Before you start integrating and enhancing data in CDF, you should define and implement your data governance policies. Data governance is a set of principles and practices that ensure high quality through your data's lifecycle. It is a key part of data operations to continuously optimize your data management practices.
We recommend that you appoint a CDF admin who can work with the IT department to ensure that CDF follows your organization’s security practices. Also, connect CDF to your IdP (Identity Provider), and use the existing IdP user identities to manage access to CDF and the data stored in CDF. We currently support Microsoft's Azure Active Directory (Azure AD).
This unit takes a look at the CDF tools and features you can use to make sure that your data conforms to your organization and users' expectations.
Secure access management
To control access to data in CDF, you define what capabilities users or applications have to work with different resource types in CDF, for example, if they can read a time series or delete an asset.
Instead of assigning capabilities to individual users and applications, you use groups in Cognite Data Fusion (CDF) to define what capabilities members (users or applications) have to work with different CDF resources. You link and synchronize the CDF groups to user groups in your indentity provider (IdP), for instance Azure Active Directory (AAD).

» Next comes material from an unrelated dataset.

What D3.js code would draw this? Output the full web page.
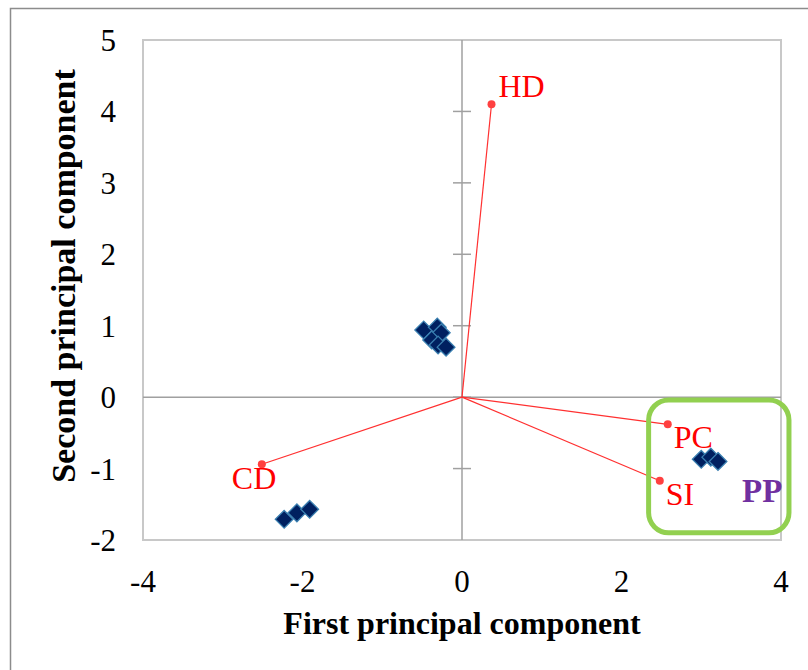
<!DOCTYPE html>
<html><head><meta charset="utf-8">
<script src="https://cdn.jsdelivr.net/npm/d3@7"></script>
<style>body{margin:0;background:#fff}svg{display:block}</style>
</head><body>
<svg id="c" width="808" height="670"></svg>
<script>
// Data
const xTicks = [-4, -2, 0, 2, 4];
const yTicks = [-2, -1, 0, 1, 2, 3, 4, 5];
const loadingNames = ["HD", "PC", "SI", "CD"];
const loadingX = [0.37, 2.58, 2.48, -2.51];
const loadingY = [4.10, -0.38, -1.17, -0.94];
const scoreX = [-0.48, -0.31, -0.26, -0.38, -0.30, -0.20, -2.23, -2.07, -1.91, 3.00, 3.12, 3.21];
const scoreY = [0.94, 0.98, 0.90, 0.80, 0.73, 0.70, -1.71, -1.62, -1.57, -0.87, -0.84, -0.90];
const groupLabel = "PP";
const groupBoxX = [2.34, 4.1];
const groupBoxY = [-1.9, -0.04];

const svg = d3.select("#c");
const x = d3.scaleLinear().domain([-4, 4]).range([143, 781]);
const y = d3.scaleLinear().domain([-2, 5]).range([540, 40]);
const serif = "'Liberation Serif','Times New Roman',serif";

// outer border
svg.append("path").attr("d", "M10.5,670 L10.5,8.5 L808,8.5").attr("fill", "none").attr("stroke", "#8c8c8c").attr("stroke-width", 1.5);

// plot area
svg.append("rect").attr("x", x(-4)).attr("y", y(5)).attr("width", x(4) - x(-4)).attr("height", y(-2) - y(5))
  .attr("fill", "#fff").attr("stroke", "#c8c8c8").attr("stroke-width", 2);

// axes through origin
svg.append("line").attr("x1", x(-4)).attr("x2", x(4)).attr("y1", y(0)).attr("y2", y(0)).attr("stroke", "#a0a0a0").attr("stroke-width", 1.5);
svg.append("line").attr("x1", x(0)).attr("x2", x(0)).attr("y1", y(5)).attr("y2", y(-2)).attr("stroke", "#a0a0a0").attr("stroke-width", 1.5);
svg.selectAll(".yt").data(yTicks.filter(d => d > -2 && d < 5)).enter().append("line")
  .attr("x1", x(0) - 9).attr("x2", x(0) + 9).attr("y1", d => y(d)).attr("y2", d => y(d))
  .attr("stroke", "#a0a0a0").attr("stroke-width", 1.5);

// tick labels
svg.selectAll(".ytl").data(yTicks).enter().append("text")
  .attr("x", 116).attr("y", d => y(d) + 11).attr("text-anchor", "end")
  .attr("font-family", serif).attr("font-size", 31).attr("fill", "#000")
  .text(d => d);
svg.selectAll(".xtl").data(xTicks).enter().append("text")
  .attr("x", d => x(d)).attr("y", 592).attr("text-anchor", "middle")
  .attr("font-family", serif).attr("font-size", 31).attr("fill", "#000")
  .text(d => d);

// axis titles
svg.append("text").attr("x", x(0)).attr("y", 634).attr("text-anchor", "middle")
  .attr("font-family", serif).attr("font-size", 32).attr("font-weight", "bold").text("First principal component");
svg.append("text").attr("transform", "translate(75,276) rotate(-90)").attr("text-anchor", "middle")
  .attr("font-family", serif).attr("font-size", 34).attr("font-weight", "bold").text("Second principal component");

// loadings
const loadings = loadingNames.map((n, i) => ({n, x: loadingX[i], y: loadingY[i]}));
svg.selectAll(".ll").data(loadings).enter().append("line")
  .attr("x1", x(0)).attr("y1", y(0)).attr("x2", d => x(d.x)).attr("y2", d => y(d.y))
  .attr("stroke", "#ff3030").attr("stroke-width", 1.2);
svg.selectAll(".lp").data(loadings).enter().append("circle")
  .attr("cx", d => x(d.x)).attr("cy", d => y(d.y)).attr("r", 4).attr("fill", "#ff4040");
const labOff = {HD: [7, -7], PC: [6, 24], SI: [6, 24], CD: [-30, 25]};
svg.selectAll(".lt").data(loadings).enter().append("text")
  .attr("x", d => x(d.x) + labOff[d.n][0]).attr("y", d => y(d.y) + labOff[d.n][1])
  .attr("font-family", serif).attr("font-size", 32).attr("fill", "#ff0000").text(d => d.n);

// group box
svg.append("rect").attr("x", x(groupBoxX[0])).attr("y", y(groupBoxY[1]))
  .attr("width", x(groupBoxX[1]) - x(groupBoxX[0])).attr("height", y(groupBoxY[0]) - y(groupBoxY[1]))
  .attr("rx", 20).attr("ry", 20).attr("fill", "none").attr("stroke", "#92d050").attr("stroke-width", 5);
svg.append("text").attr("x", 742).attr("y", 502)
  .attr("font-family", serif).attr("font-size", 33).attr("font-weight", "bold").attr("fill", "#7030a0").text(groupLabel);

// scores
const scores = scoreX.map((v, i) => ({x: v, y: scoreY[i]}));
svg.selectAll(".sc").data(scores).enter().append("path")
  .attr("d", d3.symbol().type(d3.symbolDiamond2).size(200)())
  .attr("transform", d => `translate(${x(d.x)},${y(d.y)})`)
  .attr("fill", "#002060").attr("stroke", "#3a7fb0").attr("stroke-width", 1.3);
</script>
</body></html>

For example, if you want users or applications to read, but not write, time series data in CDF, you first create a group in your IdP to add the relevant users and applications. Next, you create a CDF group with the neccessary capabilities, and then link the CDF group and the IdP group.
This flexibility allows you to manage and update your data governance policies quickly and securely. You can continue to manage users and applications in your organization's IdP service outside of CDF.
Data lineage and integrity
When you rely on data to make operational decisions, it is critical that you know when the data is reliable and that end-users know when they can depend on the data to make decisions. CDF has tools and features to ensure that your data conforms to organizational and user expectations.
Data sets let you document and track data lineage, ensure data integrity, and allow 3rd parties to write their insights securely back to your CDF project. We recommend that you organize all data in CDF in data sets to always know where data comes from and who is responsible for it.
Data sets group and track data by its source. For example, a data set can contain all work orders originating from SAP. Typically, an organization will have one data set for each of its data ingestion pipelines in CDF. Each data object in CDF can belong to only one data set.
A data set is a container for data objects and has metadata with information about the data it contains. For example, you can use the data set metadata to document who is responsible for the data, upload documentation files, describe the data lineage, and so on. In CDF, data sets are a separate resource type.
Typically, you define programmatically in the data ingestion pipelines which data objects, for example, events, files, and time series, belong to a data set. Data objects can belong to only one data set so that you can unambiguously trace the data lineage for each data object.
Data quality monitoring
Data quality monitoring lets you track time series data quality for apps and models running on data from CDF. For example, a monitor can contain all the time series data that is being used in a data science model to monitor the health of an oil well.
Use rule sets to specify data quality requirements for the monitor's data and continuously ensure that the data meet the requirements. Each data object in CDF can belong to multiple monitors.
You can set up alerts via email or a webhook URL to notify you whenever a data quality rule is broken and when the data quality is restored.